--- Material to process ---

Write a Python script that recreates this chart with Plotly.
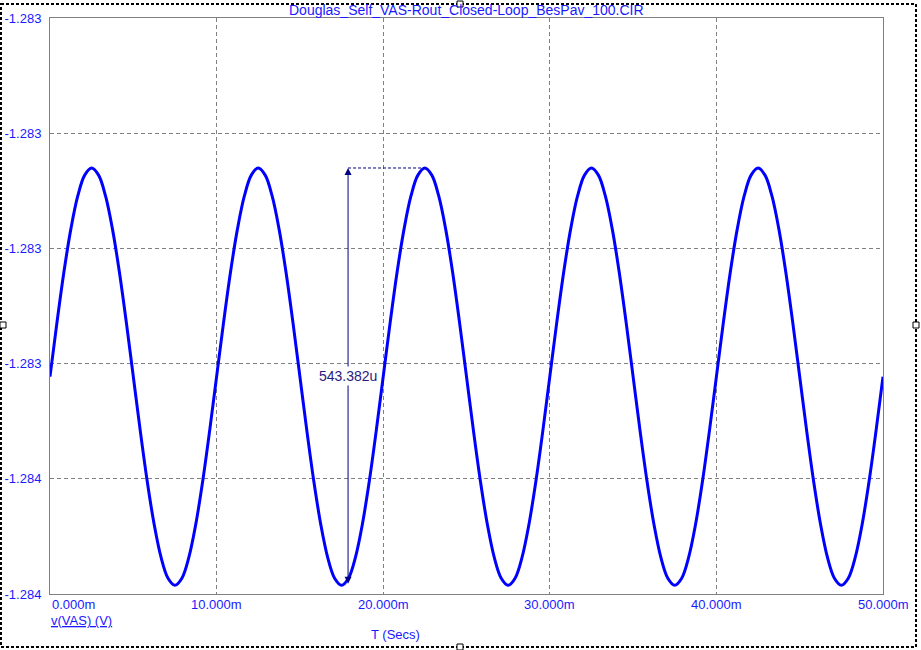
import plotly.graph_objects as go

# ---- data ----
# v(VAS) sampled at 121 points over 0..50 ms (volts)
v_vas = [
    -1.2834670, -1.2833967, -1.2833311, -1.2832749, -1.2832317, -1.2832046, -1.2831953, -1.2832046,
    -1.2832317, -1.2832749, -1.2833311, -1.2833967, -1.2834670, -1.2835373, -1.2836029, -1.2836591,
    -1.2837023, -1.2837294, -1.2837387, -1.2837294, -1.2837023, -1.2836591, -1.2836029, -1.2835373,
    -1.2834670, -1.2833967, -1.2833311, -1.2832749, -1.2832317, -1.2832046, -1.2831953, -1.2832046,
    -1.2832317, -1.2832749, -1.2833311, -1.2833967, -1.2834670, -1.2835373, -1.2836029, -1.2836591,
    -1.2837023, -1.2837294, -1.2837387, -1.2837294, -1.2837023, -1.2836591, -1.2836029, -1.2835373,
    -1.2834670, -1.2833967, -1.2833311, -1.2832749, -1.2832317, -1.2832046, -1.2831953, -1.2832046,
    -1.2832317, -1.2832749, -1.2833311, -1.2833967, -1.2834670, -1.2835373, -1.2836029, -1.2836591,
    -1.2837023, -1.2837294, -1.2837387, -1.2837294, -1.2837023, -1.2836591, -1.2836029, -1.2835373,
    -1.2834670, -1.2833967, -1.2833311, -1.2832749, -1.2832317, -1.2832046, -1.2831953, -1.2832046,
    -1.2832317, -1.2832749, -1.2833311, -1.2833967, -1.2834670, -1.2835373, -1.2836029, -1.2836591,
    -1.2837023, -1.2837294, -1.2837387, -1.2837294, -1.2837023, -1.2836591, -1.2836029, -1.2835373,
    -1.2834670, -1.2833967, -1.2833311, -1.2832749, -1.2832317, -1.2832046, -1.2831953, -1.2832046,
    -1.2832317, -1.2832749, -1.2833311, -1.2833967, -1.2834670, -1.2835373, -1.2836029, -1.2836591,
    -1.2837023, -1.2837294, -1.2837387, -1.2837294, -1.2837023, -1.2836591, -1.2836029, -1.2835373,
    -1.2834670,
]
t_end = 0.05
t_sec = [i * t_end / (len(v_vas) - 1) for i in range(len(v_vas))]

x_tick_vals = [0.0, 0.01, 0.02, 0.03, 0.04, 0.05]
x_tick_text = ["0.000m", "10.000m", "20.000m", "30.000m", "40.000m", "50.000m"]
y_tick_vals = [-1.28375, -1.2836, -1.28345, -1.2833, -1.28315, -1.283]
y_tick_text = ["-1.284", "-1.284", "-1.283", "-1.283", "-1.283", "-1.283"]

cursor_t = 0.01789
cursor_top = -1.2831953
cursor_bottom = -1.2837387
peak_t = 0.0225
cursor_label = "543.382u"

title_text = "Douglas_Self_VAS-Rout_Closed-Loop_BesPav_100.CIR"
y_name = "v(VAS) (V)"
x_name = "T (Secs)"

# ---- layout geometry ----
W, H = 921, 650
L, R, T, B = 50, 883, 18, 594
FONT = "Liberation Sans, Arial, sans-serif"
FS = 14
FST = 13
BLUE = "#1a1aff"
NAVY = "#000080"


def px(xp):
    return (xp - L) / (R - L)


def py(yp):
    return (B - yp) / (B - T)


fig = go.Figure()
fig.add_trace(go.Scatter(
    x=t_sec, y=v_vas, mode="lines",
    line=dict(color="#0000ff", width=3, shape="spline", smoothing=1),
    showlegend=False, hoverinfo="skip",
))

shapes = []
# cursor dashed horizontal to the peak
shapes.append(dict(type="line", xref="x", yref="y", x0=cursor_t, x1=peak_t,
                   y0=cursor_top, y1=cursor_top,
                   line=dict(color=NAVY, width=1, dash="3px,2px")))
# outer dashed border
shapes.append(dict(type="rect", xref="paper", yref="paper",
                   x0=px(1), x1=px(916), y0=py(4), y1=py(647),
                   line=dict(color="black", width=2, dash="3px,2px"), layer="above"))
# handles
for hx, hy in [(460, 4), (3, 325), (916, 325), (460, 647)]:
    shapes.append(dict(type="rect", xref="paper", yref="paper",
                       x0=px(hx - 3), x1=px(hx + 3), y0=py(hy - 3), y1=py(hy + 3),
                       fillcolor="white", line=dict(color="black", width=1), layer="above"))

annotations = []
# double headed arrow
annotations.append(dict(x=cursor_t, y=cursor_top, ax=cursor_t, ay=cursor_bottom,
                        xref="x", yref="y", axref="x", ayref="y", text="",
                        showarrow=True, arrowhead=2, startarrowhead=2, arrowside="end+start",
                        arrowsize=1.4, startarrowsize=1.4,
                        arrowwidth=1, arrowcolor=NAVY))
annotations.append(dict(x=cursor_t, y=-1.2834665, xref="x", yref="y", text=cursor_label,
                        showarrow=False, xanchor="center", yanchor="middle",
                        font=dict(family=FONT, size=FS, color="#2a1a80"),
                        bgcolor="white", borderpad=1))
# x tick labels
for v, s in zip(x_tick_vals, x_tick_text):
    annotations.append(dict(x=v, y=0, xref="x", yref="paper", text=s, showarrow=False,
                            xanchor="left" if v == 0 else "center", yanchor="top", yshift=-1,
                            font=dict(family=FONT, size=FST, color=BLUE)))
# title and axis names
annotations.append(dict(x=px(466), y=py(10), xref="paper", yref="paper", text=title_text,
                        showarrow=False, xanchor="center", yanchor="middle",
                        font=dict(family=FONT, size=FS, color=BLUE)))
annotations.append(dict(x=px(49), y=py(620), xref="paper", yref="paper", text="<u>" + y_name + "</u>",
                        showarrow=False, xanchor="left", yanchor="middle",
                        font=dict(family=FONT, size=FST, color=BLUE)))
annotations.append(dict(x=px(395), y=py(634), xref="paper", yref="paper", text=x_name,
                        showarrow=False, xanchor="center", yanchor="middle",
                        font=dict(family=FONT, size=FST, color=BLUE)))

fig.update_layout(
    width=W, height=H,
    margin=dict(l=L, r=W - R, t=T, b=H - B, pad=0, autoexpand=False),
    paper_bgcolor="white", plot_bgcolor="white",
    shapes=shapes, annotations=annotations,
    xaxis=dict(range=[0, 0.05], tickvals=x_tick_vals, showticklabels=False,
               showgrid=True, gridcolor="#808080", griddash="4px,3px", gridwidth=1,
               showline=True, linecolor="#808080", linewidth=1, mirror=True,
               zeroline=False, ticks="", automargin=False),
    yaxis=dict(range=[-1.28375, -1.283], tickvals=y_tick_vals, ticktext=y_tick_text,
               showgrid=True, gridcolor="#808080", griddash="4px,3px", gridwidth=1,
               showline=True, linecolor="#808080", linewidth=1, mirror=True,
               zeroline=False, ticks="", ticklabelstandoff=5, automargin=False,
               tickfont=dict(family=FONT, size=FST, color=BLUE)),
)

fig.write_html("out.html", config={"displayModeBar": False},
               post_script="document.body.style.margin='0';document.body.style.padding='0';")
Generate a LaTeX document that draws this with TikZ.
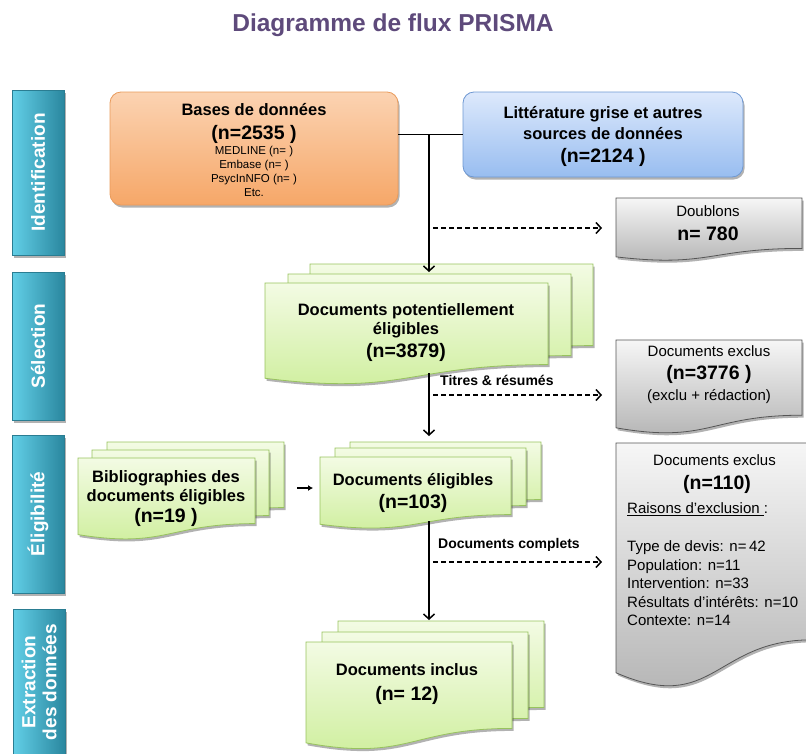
\documentclass[tikz,border=0pt]{standalone}
\usepackage{fontspec}
\setmainfont{Liberation Sans}
\usetikzlibrary{arrows.meta,shadows,calc}
\definecolor{titlepurple}{HTML}{5E4A7B}
\definecolor{oTop}{HTML}{FBD3B2}
\definecolor{oBot}{HTML}{F6A768}
\definecolor{oBor}{HTML}{E99B5C}
\definecolor{bTop}{HTML}{DDE9FC}
\definecolor{bBot}{HTML}{98BDF0}
\definecolor{bBor}{HTML}{6E98D2}
\definecolor{gTop}{HTML}{F3FBE4}
\definecolor{gBot}{HTML}{CDEE9A}
\definecolor{gBor}{HTML}{98C35E}
\definecolor{yTop}{HTML}{F6F6F6}
\definecolor{yBot}{HTML}{B0B0B0}
\definecolor{yBor}{HTML}{555555}
\definecolor{tLeft}{HTML}{62CFE7}
\definecolor{tMid}{HTML}{3BB2CF}
\definecolor{tRight}{HTML}{2A879F}
\definecolor{tBor}{HTML}{2A7D92}
\newcommand\fHd{\bfseries\fontsize{16.5}{19}\selectfont}
\newcommand\fNn{\bfseries\fontsize{19.5}{22}\selectfont}
\newcommand\fSm{\fontsize{11.5}{14}\selectfont}
\newcommand\fRg{\fontsize{15}{18}\selectfont}
\newcommand\fLb{\bfseries\fontsize{14}{17}\selectfont}
\newcommand\fBar{\bfseries\fontsize{19}{21}\selectfont}
\newcommand\docsheet[5]{%
  \path[#5] (#1,#2) -- (#3,#2) -- (#3,{#2+0.8*(#4-#2)})
    .. controls ({0.5*(#1+#3)},{#2+0.8*(#4-#2)}) and ({0.5*(#1+#3)},{#2+1.107*(#4-#2)})
    .. (#1,{#2+0.934*(#4-#2)}) -- cycle;}
\tikzset{
  shd/.style={drop shadow={shadow xshift=1.5pt,shadow yshift=-2.5pt,opacity=0.3,fill=black}},
  sheetG/.style={shd,top color=gTop,bottom color=gBot,draw=gBor,line width=0.8pt},
  sheetY/.style={shd,top color=yTop,bottom color=yBot,draw=yBor,line width=0.8pt},
  obox/.style={shd,draw=oBor,line width=0.8pt,top color=oTop,bottom color=oBot,rounded corners=11pt,inner sep=0pt},
  bbox/.style={shd,draw=bBor,line width=0.8pt,top color=bTop,bottom color=bBot,rounded corners=11pt,inner sep=0pt},
  bar/.style={shd,draw=tBor,line width=0.6pt,left color=tLeft,middle color=tMid,right color=tRight,inner sep=0pt,minimum width=52pt},
  bartext/.style={text=white,font=\fBar,rotate=90,align=center,inner sep=0pt},
  t/.style={anchor=base,inner sep=0pt},
  tl/.style={anchor=base west,inner sep=0pt},
  conn/.style={line width=1.5pt,-{Straight Barb[length=5pt,width=11pt]}},
  dconn/.style={line width=1.5pt,dash pattern=on 5pt off 3pt,-{Straight Barb[length=5pt,width=11pt]}},
}
\begin{document}
\begin{tikzpicture}[x=1pt,y=-1pt]
\useasboundingbox (0,0) rectangle (806,753);
% title
\node[t,font=\bfseries\fontsize{24.5}{28}\selectfont,text=titlepurple] (title) at (393,31) {Diagramme de flux PRISMA};
% side bars
\node[bar,minimum height=165pt] (barI) at (38,172.5) {};
\node[bartext] (barIt) at (barI.center) {Identification};
\node[bar,minimum height=148pt] (barS) at (38,346) {};
\node[bartext] (barSt) at (barS.center) {Sélection};
\node[bar,minimum height=158pt] (barE) at (38,514) {};
\node[bartext] (barEt) at (barE.center) {Éligibilité};
\node[bar,minimum height=165pt] (barX) at (39,691.5) {};
\node[bartext,font=\bfseries\fontsize{19}{21}\selectfont] (barXt) at (39,682) {Extraction\\des données};
% top boxes
\node[obox,minimum width=288pt,minimum height=113pt] (bases) at (254,148.5) {};
\node[bbox,minimum width=280pt,minimum height=85pt] (lit) at (603,134.5) {};
% document stacks
\docsheet{310}{264}{593}{366}{sheetG}
\docsheet{288}{274}{571}{376}{sheetG}
\docsheet{265}{283}{548}{385}{sheetG}
\docsheet{107}{442}{284}{524}{sheetG}
\docsheet{92}{450}{269}{532}{sheetG}
\docsheet{78}{458}{255}{540}{sheetG}
\docsheet{350}{442}{541}{514}{sheetG}
\docsheet{335}{448}{526}{520}{sheetG}
\docsheet{320}{457}{511}{529}{sheetG}
\docsheet{338}{621}{544}{729}{sheetG}
\docsheet{322}{632}{528}{740}{sheetG}
\docsheet{306}{642}{512}{750}{sheetG}
% gray documents
\docsheet{616}{198}{802}{261}{sheetY}
\docsheet{616}{340}{802}{434}{sheetY}
\docsheet{616}{443}{812}{689}{sheetY}
% connector coordinates
\coordinate (junc) at (429,134.5);
\coordinate (potTop) at (429,272);
\coordinate (dubA) at (433,228);
\coordinate (dubB) at (602,228);
\coordinate (potBot) at (429,373);
\coordinate (eligTop) at (429,436);
\coordinate (exA) at (433,395);
\coordinate (exB) at (602,395);
\coordinate (bibA) at (297,488);
\coordinate (bibB) at (313,488);
\coordinate (eligBot) at (429,521);
\coordinate (inclTop) at (429,620);
\coordinate (exC) at (433,562);
\coordinate (exD) at (602,562);
% connectors
\draw[line width=1.5pt] (bases.east |- lit.west) -- (lit.west);
\draw[conn] (junc) -- (potTop);
\draw[dconn] (dubA) -- (dubB);
\draw[conn] (potBot) -- (eligTop);
\draw[dconn] (exA) -- (exB);
\draw[line width=1.5pt,-{Latex[length=5pt,width=6pt]}] (bibA) -- (bibB);
\draw[conn] (eligBot) -- (inclTop);
\draw[dconn] (exC) -- (exD);
% texts: bases
\node[t,font=\fHd] (basesT) at (254,115) {Bases de données};
\node[t,font=\fNn] (basesN) at (254,139.3) {(n=2535 )};
\node[t,font=\fSm] (basesL1) at (254,154) {MEDLINE (n= )};
\node[t,font=\fSm] (basesL2) at (254,168) {Embase (n= )};
\node[t,font=\fSm] (basesL3) at (254,182) {PsycInNFO (n= )};
\node[t,font=\fSm] (basesL4) at (254,196) {Etc.};
% lit
\node[t,font=\fHd] (litT1) at (603,118.3) {Littérature grise et autres};
\node[t,font=\fHd] (litT2) at (603,139.3) {sources de données};
\node[t,font=\fNn] (litN) at (603,162.7) {(n=2124 )};
% doublons
\node[t,font=\fRg] (dubT) at (708,216.7) {Doublons};
\node[t,font=\fNn] (dubN) at (708,240.7) {n= 780};
% exclus 1
\node[t,font=\fRg] (ex1T) at (709,356.7) {Documents exclus};
\node[t,font=\fNn] (ex1N) at (709,379.3) {(n=3776 )};
\node[t,font=\fRg] (ex1S) at (709,400.7) {(exclu + rédaction)};
% potentiellement
\node[t,font=\fHd] (potT1) at (406,315) {Documents potentiellement};
\node[t,font=\fHd] (potT2) at (406,334.3) {éligibles};
\node[t,font=\fNn] (potN) at (406,357.3) {(n=3879)};
\node[tl,font=\fLb] (lblTR) at (440,385) {Titres \& résumés};
% bibliographies
\node[t,font=\fHd] (bibT1) at (166,482.7) {Bibliographies des};
\node[t,font=\fHd] (bibT2) at (166,501) {documents éligibles};
\node[t,font=\fNn] (bibN) at (166,522.7) {(n=19 )};
% eligibles
\node[t,font=\fHd] (eligT) at (413,485) {Documents éligibles};
\node[t,font=\fNn] (eligN) at (413,508.3) {(n=103)};
\node[tl,font=\fLb] (lblDC) at (438,548.3) {Documents complets};
% exclus 2
\node[t,font=\fRg] (ex2T) at (714.5,465) {Documents exclus};
\node[t,font=\fNn] (ex2N) at (717,489.3) {(n=110)};
\node[tl,font=\fRg] (ex2R) at (627,513.3) {\underline{Raisons d’exclusion\ }:};
\node[tl,font=\fRg] (ex2L1) at (627,551.7) {Type de devis: n=\,42};
\node[tl,font=\fRg] (ex2L2) at (627,570) {Population: n=11};
\node[tl,font=\fRg] (ex2L3) at (627,588.3) {Intervention: n=33};
\node[tl,font=\fRg] (ex2L4) at (627,607.3) {Résultats d’intérêts: n=10};
\node[tl,font=\fRg] (ex2L5) at (627,625.7) {Contexte: n=14};
% inclus
\node[t,font=\fHd] (inclT) at (407,675) {Documents inclus};
\node[t,font=\fNn] (inclN) at (407,700) {(n= 12)};
\end{tikzpicture}
\end{document}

---

Copy out all lines above that include the string "with".

▶ _The result_:
Write a Python script that recreates this chart with Plotly.
Generate a LaTeX document that draws this with TikZ.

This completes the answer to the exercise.